With Linux 5.19 the compute ABI is exposed to user-space for DG2/Alchemist graphics cards by their i915 kernel driver. Now with the upcoming Linux 5.20 cycle, the DG2/Alchemist discrete graphics card support appears to be primed for end-user use now that the add-in card PCI IDs were added and other workarounds/fixes queued for DG2 with that upcoming kernel cycle.

Now in user-space are also indications of the DG2/Alchemist support settling down and likely indicating the point at which the compute support is indeed ready -- Linux 5.20 and the just-released Compute-Runtime update.


Released this Sunday morning was the Intel Compute Runtime 22.27.23681. Besides v22.27.23681 updating the OpenCL headers being used, it adds in a number of DG2 device IDs. The added DG2 device IDs for detection by the Intel Compute-Runtime correlate with the add-in cards / discrete graphics cards now ready to go for Linux 5.20 on the kernel side.


Intel's open-source compute stack for OpenCL and oneAPI Level Zero continues going back to broadwell for the graphics hardware support but no official word yet on the DG2 support level, but does appear to be getting squared away.
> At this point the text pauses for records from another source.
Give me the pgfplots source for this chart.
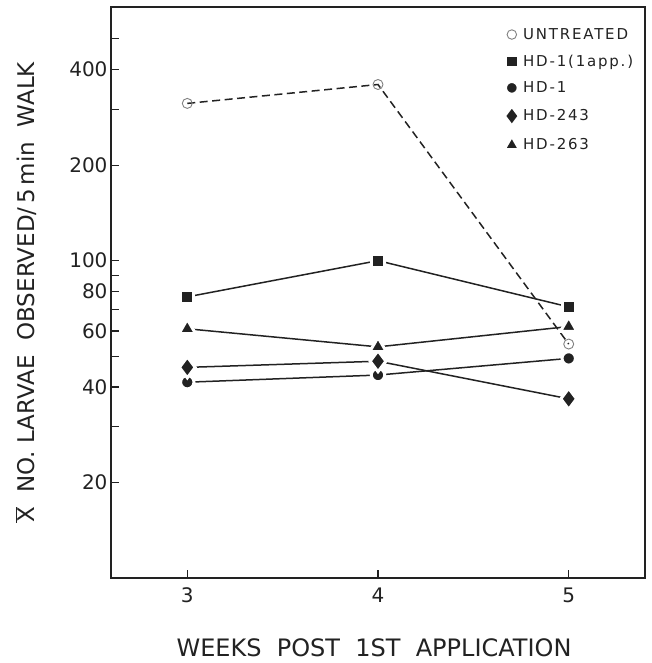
\documentclass[border=0pt]{standalone}
\usepackage{fontspec}
\setmainfont{DejaVu Sans}
\newfontfamily\legfont[LetterSpace=12]{DejaVu Sans}
\usepackage{pgfplots}
\pgfplotsset{compat=1.18}
\definecolor{ink}{HTML}{222222}

\begin{document}
\begin{tikzpicture}
\useasboundingbox (-111pt,-85pt) rectangle (541pt,578pt);
\begin{axis}[scale only axis,width=534pt,height=571pt,
  ymode=log,xmin=2.6,xmax=5.4,ymin=10,ymax=630,
  axis line style={ink,line width=1.5pt},
  tick style={ink,line width=1.2pt},tick align=inside,
  major tick length=8pt,minor tick length=8pt,
  xtick={3,4,5},
  ytick={20,40,60,80,100,200,400},
  yticklabels={20,40,60,80,100,200,400},
  minor ytick={30,50,70,90,300,500},
  xtick pos=bottom,ytick pos=left,
  /pgf/number format/assume math mode=true,
  ticklabel style={font=\fontsize{20}{23}\selectfont,text=ink},
  xticklabel style={yshift=-6pt},
  xlabel={WEEKS\ \ POST\ \ 1ST\ \ APPLICATION},
  ylabel={$\overline{\mbox{X}}$\ \ NO.\ LARVAE\ \ OBSERVED/\,5\,min\ \ WALK},
  xlabel style={font=\fontsize{24}{26}\selectfont,text=ink,
    at={(axis description cs:0.4925,-0.123)},anchor=center},
  ylabel style={font=\fontsize{23}{26}\selectfont,text=ink,
    at={(axis description cs:-0.159,0.5)},anchor=center},
  legend style={at={(0.73,0.970)},anchor=north west,draw=none,fill=none,
    font=\legfont\fontsize{15}{17}\selectfont,text=ink,row sep=10pt},
  legend cell align=left,
  legend image code/.code={\draw[only marks,every mark/.append style={scale=0.95}] plot coordinates {(0cm,0cm)};\path (-0.12cm,0cm) (0.3cm,0cm);},
  every axis plot/.append style={line width=1.5pt,ink},
]
\addplot[dashed,dash pattern=on 8pt off 4.5pt,mark=o,mark size=5pt,
  mark options={solid,draw=gray,line width=0.9pt}]
  coordinates {(3,313) (4,359) (5,54.6)};
\addlegendentry{UNTREATED}
\addplot[mark=square*,mark size=6.5pt,mark options={fill=ink,draw=white,line width=3pt}]
  coordinates {(3,76.9) (4,100) (5,71.5)};
\addlegendentry{HD-1(1app.)}
\addplot[mark=*,mark size=6.7pt,mark options={fill=ink,draw=white,line width=3pt}]
  coordinates {(3,41.4) (4,43.6) (5,49.2)};
\addlegendentry{HD-1}
\addplot[mark=diamond*,mark size=10.5pt,mark options={fill=ink,draw=white,line width=3pt}]
  coordinates {(3,46.1) (4,48.2) (5,36.7)};
\addlegendentry{HD-243}
\addplot[mark=triangle*,mark size=9.5pt,mark options={fill=ink,draw=white,line width=3pt}]
  coordinates {(3,61) (4,53.5) (5,62)};
\addlegendentry{HD-263}
\end{axis}
\end{tikzpicture}
\end{document}
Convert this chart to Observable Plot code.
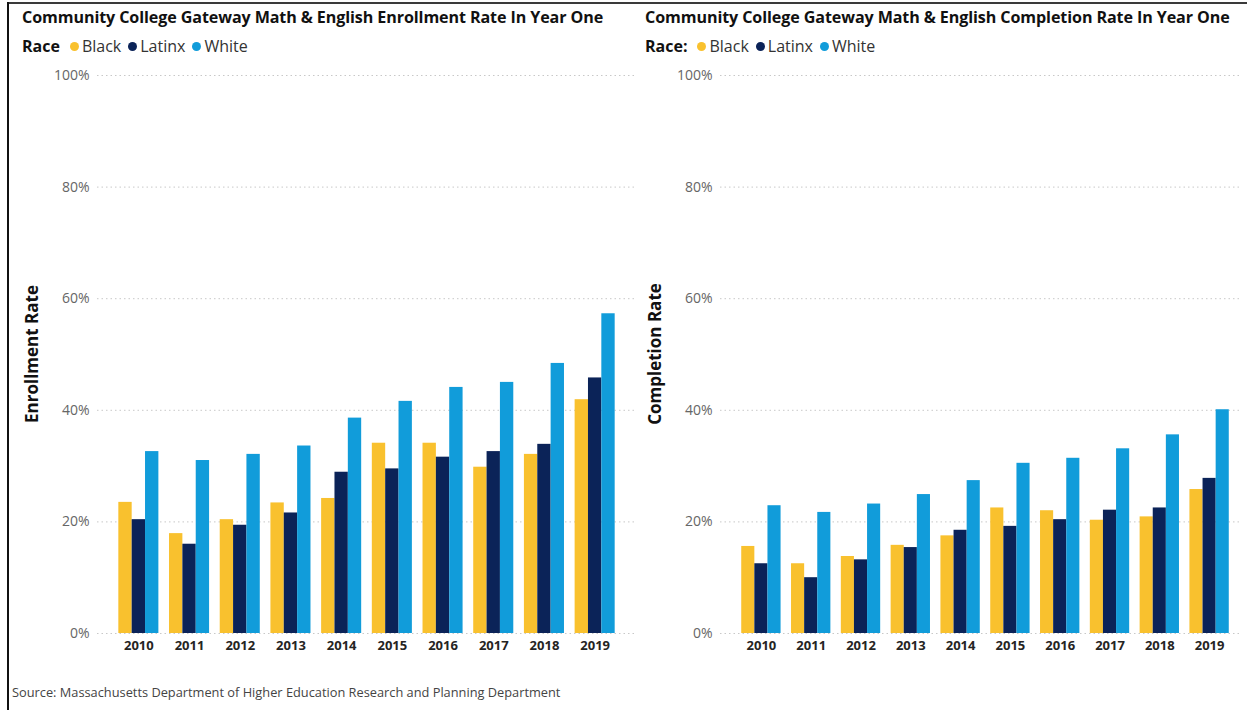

The "quality expectations" support matrix for the Compute-Runtime project still doesn't note DG2, but at least given the PCI IDs being added now would indicate some indications of stability. The DG2 IDs added in this compute stack update are 0x4F85, 0x4F86, 0x5696, 0x5697, 0x56A3, 0x56A4, 0x56B0, 0x56B1, 0x56B2, and 0x56B3.

The updated Intel Compute Runtime for Linux systems can be downloaded from GitHub. Once the Intel Arc Graphics discrete graphics cards formally launch later this year, I'll of course be around with plenty of Linux tests.